[Begin]
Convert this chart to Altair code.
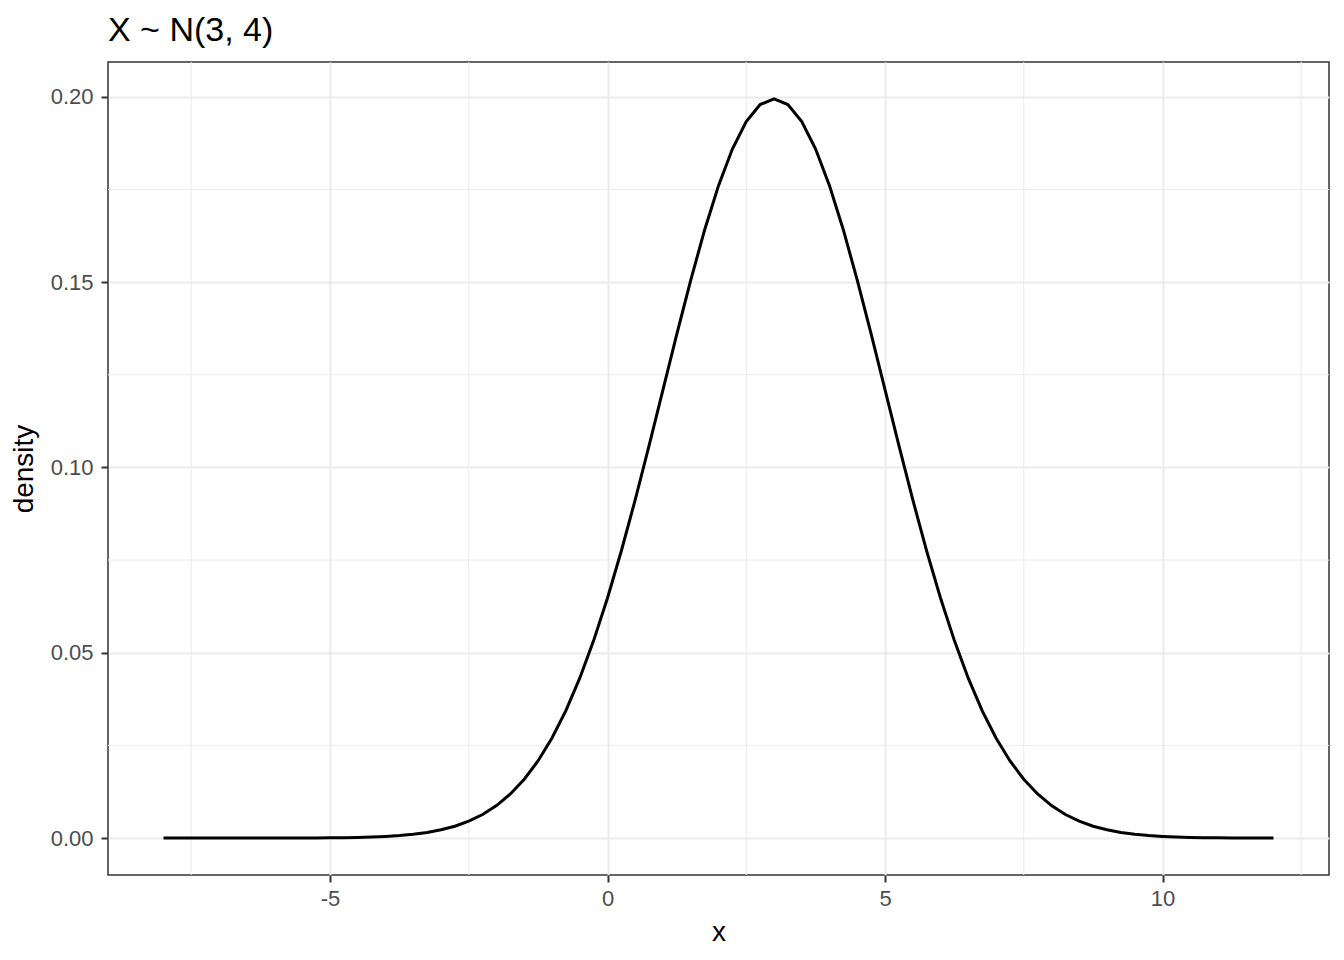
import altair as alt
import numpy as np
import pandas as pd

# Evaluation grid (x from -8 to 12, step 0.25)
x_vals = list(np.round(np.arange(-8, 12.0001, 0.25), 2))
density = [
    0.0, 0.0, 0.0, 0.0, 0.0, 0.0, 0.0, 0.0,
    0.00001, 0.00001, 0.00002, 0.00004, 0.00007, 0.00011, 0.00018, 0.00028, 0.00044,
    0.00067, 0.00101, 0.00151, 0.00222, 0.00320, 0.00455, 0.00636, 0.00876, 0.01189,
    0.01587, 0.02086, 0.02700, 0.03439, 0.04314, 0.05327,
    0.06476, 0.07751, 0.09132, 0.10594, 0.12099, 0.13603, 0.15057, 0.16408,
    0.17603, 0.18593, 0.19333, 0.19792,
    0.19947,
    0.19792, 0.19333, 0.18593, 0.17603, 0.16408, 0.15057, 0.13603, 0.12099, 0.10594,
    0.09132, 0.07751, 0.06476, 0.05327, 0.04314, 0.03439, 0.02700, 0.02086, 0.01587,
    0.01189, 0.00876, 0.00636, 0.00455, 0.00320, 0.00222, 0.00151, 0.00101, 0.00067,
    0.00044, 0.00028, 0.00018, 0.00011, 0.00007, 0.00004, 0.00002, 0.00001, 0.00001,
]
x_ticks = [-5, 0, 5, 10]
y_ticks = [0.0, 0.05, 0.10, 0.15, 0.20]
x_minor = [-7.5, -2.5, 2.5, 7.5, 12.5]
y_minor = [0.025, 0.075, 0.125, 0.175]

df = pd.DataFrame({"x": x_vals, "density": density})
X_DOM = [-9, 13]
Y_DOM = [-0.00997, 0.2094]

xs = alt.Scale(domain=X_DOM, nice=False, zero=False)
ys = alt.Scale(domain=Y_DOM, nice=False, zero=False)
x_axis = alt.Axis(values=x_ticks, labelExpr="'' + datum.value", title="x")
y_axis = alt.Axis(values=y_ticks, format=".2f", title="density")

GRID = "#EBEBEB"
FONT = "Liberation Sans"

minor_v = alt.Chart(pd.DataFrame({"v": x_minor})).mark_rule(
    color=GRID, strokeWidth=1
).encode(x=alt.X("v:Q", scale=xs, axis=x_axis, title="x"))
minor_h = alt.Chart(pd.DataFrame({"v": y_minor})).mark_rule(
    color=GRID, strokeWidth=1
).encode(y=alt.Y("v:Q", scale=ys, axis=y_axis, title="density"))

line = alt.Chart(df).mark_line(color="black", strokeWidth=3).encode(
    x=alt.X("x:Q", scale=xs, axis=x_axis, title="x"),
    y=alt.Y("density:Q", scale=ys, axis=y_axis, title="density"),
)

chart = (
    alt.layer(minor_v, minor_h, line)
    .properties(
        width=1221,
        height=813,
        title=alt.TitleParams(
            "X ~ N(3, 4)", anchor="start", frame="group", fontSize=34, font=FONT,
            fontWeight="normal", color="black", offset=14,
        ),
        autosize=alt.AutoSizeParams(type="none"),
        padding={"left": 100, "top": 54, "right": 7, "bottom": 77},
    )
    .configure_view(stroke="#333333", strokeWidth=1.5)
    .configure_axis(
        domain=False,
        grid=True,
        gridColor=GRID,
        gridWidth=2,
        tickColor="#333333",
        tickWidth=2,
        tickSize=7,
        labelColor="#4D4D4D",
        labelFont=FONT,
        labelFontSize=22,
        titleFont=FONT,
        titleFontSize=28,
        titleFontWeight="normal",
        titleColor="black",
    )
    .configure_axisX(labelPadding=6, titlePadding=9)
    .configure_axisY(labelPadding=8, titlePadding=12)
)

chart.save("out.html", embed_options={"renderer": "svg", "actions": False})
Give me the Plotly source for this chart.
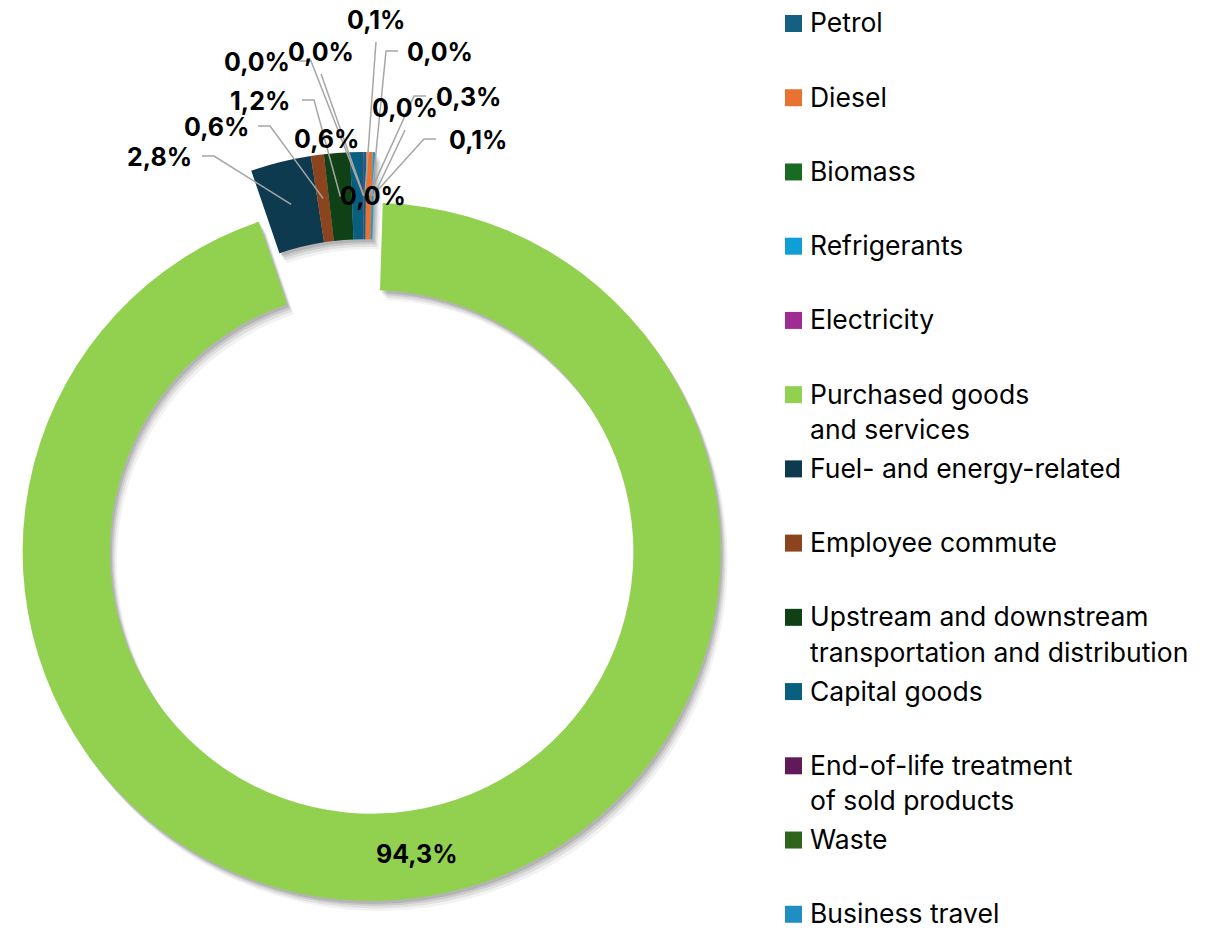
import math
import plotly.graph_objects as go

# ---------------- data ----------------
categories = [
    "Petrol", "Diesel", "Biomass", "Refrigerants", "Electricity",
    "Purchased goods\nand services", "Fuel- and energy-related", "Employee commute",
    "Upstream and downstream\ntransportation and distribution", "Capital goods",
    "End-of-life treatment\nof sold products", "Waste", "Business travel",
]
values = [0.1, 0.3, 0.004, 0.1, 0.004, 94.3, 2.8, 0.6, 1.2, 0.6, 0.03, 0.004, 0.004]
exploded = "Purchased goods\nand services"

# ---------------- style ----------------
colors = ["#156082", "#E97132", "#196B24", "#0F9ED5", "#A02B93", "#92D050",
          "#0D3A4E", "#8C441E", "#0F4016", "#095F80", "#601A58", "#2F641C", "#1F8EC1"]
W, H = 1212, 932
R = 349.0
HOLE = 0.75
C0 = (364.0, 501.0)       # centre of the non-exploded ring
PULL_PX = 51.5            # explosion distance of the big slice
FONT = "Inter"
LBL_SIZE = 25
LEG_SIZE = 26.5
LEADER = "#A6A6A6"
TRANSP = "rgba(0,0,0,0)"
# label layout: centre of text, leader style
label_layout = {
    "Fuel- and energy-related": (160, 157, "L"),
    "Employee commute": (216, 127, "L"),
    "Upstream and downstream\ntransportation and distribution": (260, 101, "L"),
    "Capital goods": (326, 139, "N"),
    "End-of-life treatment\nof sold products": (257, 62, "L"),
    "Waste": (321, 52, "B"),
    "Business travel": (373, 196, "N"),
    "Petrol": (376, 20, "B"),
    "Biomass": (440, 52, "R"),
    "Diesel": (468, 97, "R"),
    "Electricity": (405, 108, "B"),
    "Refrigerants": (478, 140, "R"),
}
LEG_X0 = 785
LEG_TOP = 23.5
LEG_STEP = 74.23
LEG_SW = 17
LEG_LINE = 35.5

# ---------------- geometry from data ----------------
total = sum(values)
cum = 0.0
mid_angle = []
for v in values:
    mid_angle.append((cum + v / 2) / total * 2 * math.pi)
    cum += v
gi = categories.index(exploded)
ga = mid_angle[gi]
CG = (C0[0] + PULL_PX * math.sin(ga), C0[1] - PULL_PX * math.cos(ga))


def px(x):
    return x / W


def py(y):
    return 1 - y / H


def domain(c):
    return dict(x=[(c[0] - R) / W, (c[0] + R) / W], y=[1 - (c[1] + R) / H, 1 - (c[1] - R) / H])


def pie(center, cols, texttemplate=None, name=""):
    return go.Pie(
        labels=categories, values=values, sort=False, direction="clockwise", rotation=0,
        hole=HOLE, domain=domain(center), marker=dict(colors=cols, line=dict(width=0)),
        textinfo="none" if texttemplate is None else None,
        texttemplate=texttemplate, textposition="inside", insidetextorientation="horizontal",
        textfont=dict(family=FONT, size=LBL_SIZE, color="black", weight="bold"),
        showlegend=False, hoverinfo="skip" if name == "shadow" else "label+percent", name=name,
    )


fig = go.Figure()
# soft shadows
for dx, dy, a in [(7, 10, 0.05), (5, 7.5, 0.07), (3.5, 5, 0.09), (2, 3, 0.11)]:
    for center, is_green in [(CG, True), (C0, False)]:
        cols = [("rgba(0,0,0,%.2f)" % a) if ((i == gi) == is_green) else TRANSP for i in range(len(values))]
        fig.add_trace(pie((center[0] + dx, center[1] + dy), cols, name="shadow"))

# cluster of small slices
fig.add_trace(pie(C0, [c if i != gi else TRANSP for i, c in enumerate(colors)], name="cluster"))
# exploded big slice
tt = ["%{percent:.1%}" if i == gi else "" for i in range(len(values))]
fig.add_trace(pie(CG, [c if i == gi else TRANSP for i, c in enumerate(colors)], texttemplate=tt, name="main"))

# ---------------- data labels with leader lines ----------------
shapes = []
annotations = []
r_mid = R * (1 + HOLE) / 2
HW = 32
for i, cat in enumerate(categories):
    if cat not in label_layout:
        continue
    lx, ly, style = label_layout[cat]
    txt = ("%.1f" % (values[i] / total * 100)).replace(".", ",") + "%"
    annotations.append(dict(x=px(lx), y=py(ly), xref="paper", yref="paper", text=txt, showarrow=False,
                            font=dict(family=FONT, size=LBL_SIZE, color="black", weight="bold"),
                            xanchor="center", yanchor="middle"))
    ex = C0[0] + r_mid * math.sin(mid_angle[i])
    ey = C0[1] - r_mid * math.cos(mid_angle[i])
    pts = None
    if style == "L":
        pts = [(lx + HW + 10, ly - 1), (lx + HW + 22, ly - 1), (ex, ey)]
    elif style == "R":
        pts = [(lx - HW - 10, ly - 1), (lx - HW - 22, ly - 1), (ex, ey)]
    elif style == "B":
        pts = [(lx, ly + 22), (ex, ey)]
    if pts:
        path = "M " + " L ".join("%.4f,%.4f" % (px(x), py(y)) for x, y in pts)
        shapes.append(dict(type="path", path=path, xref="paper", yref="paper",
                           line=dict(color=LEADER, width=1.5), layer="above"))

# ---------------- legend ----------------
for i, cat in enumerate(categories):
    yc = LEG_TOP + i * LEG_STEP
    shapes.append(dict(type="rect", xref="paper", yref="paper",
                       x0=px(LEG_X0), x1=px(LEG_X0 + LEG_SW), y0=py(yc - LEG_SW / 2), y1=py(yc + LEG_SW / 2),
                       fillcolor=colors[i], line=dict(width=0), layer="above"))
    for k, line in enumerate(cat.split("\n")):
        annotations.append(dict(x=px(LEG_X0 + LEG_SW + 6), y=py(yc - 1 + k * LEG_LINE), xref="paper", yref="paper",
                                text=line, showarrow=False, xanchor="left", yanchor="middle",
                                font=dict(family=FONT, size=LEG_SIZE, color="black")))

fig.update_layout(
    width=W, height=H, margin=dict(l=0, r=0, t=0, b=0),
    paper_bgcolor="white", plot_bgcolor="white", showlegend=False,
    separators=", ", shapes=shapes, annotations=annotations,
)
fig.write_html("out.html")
[End]
> **Given instruction**
Copy every line of the listing containing the string "this".

> **Complete output**
Convert this chart to Altair code.
Give me the Plotly source for this chart.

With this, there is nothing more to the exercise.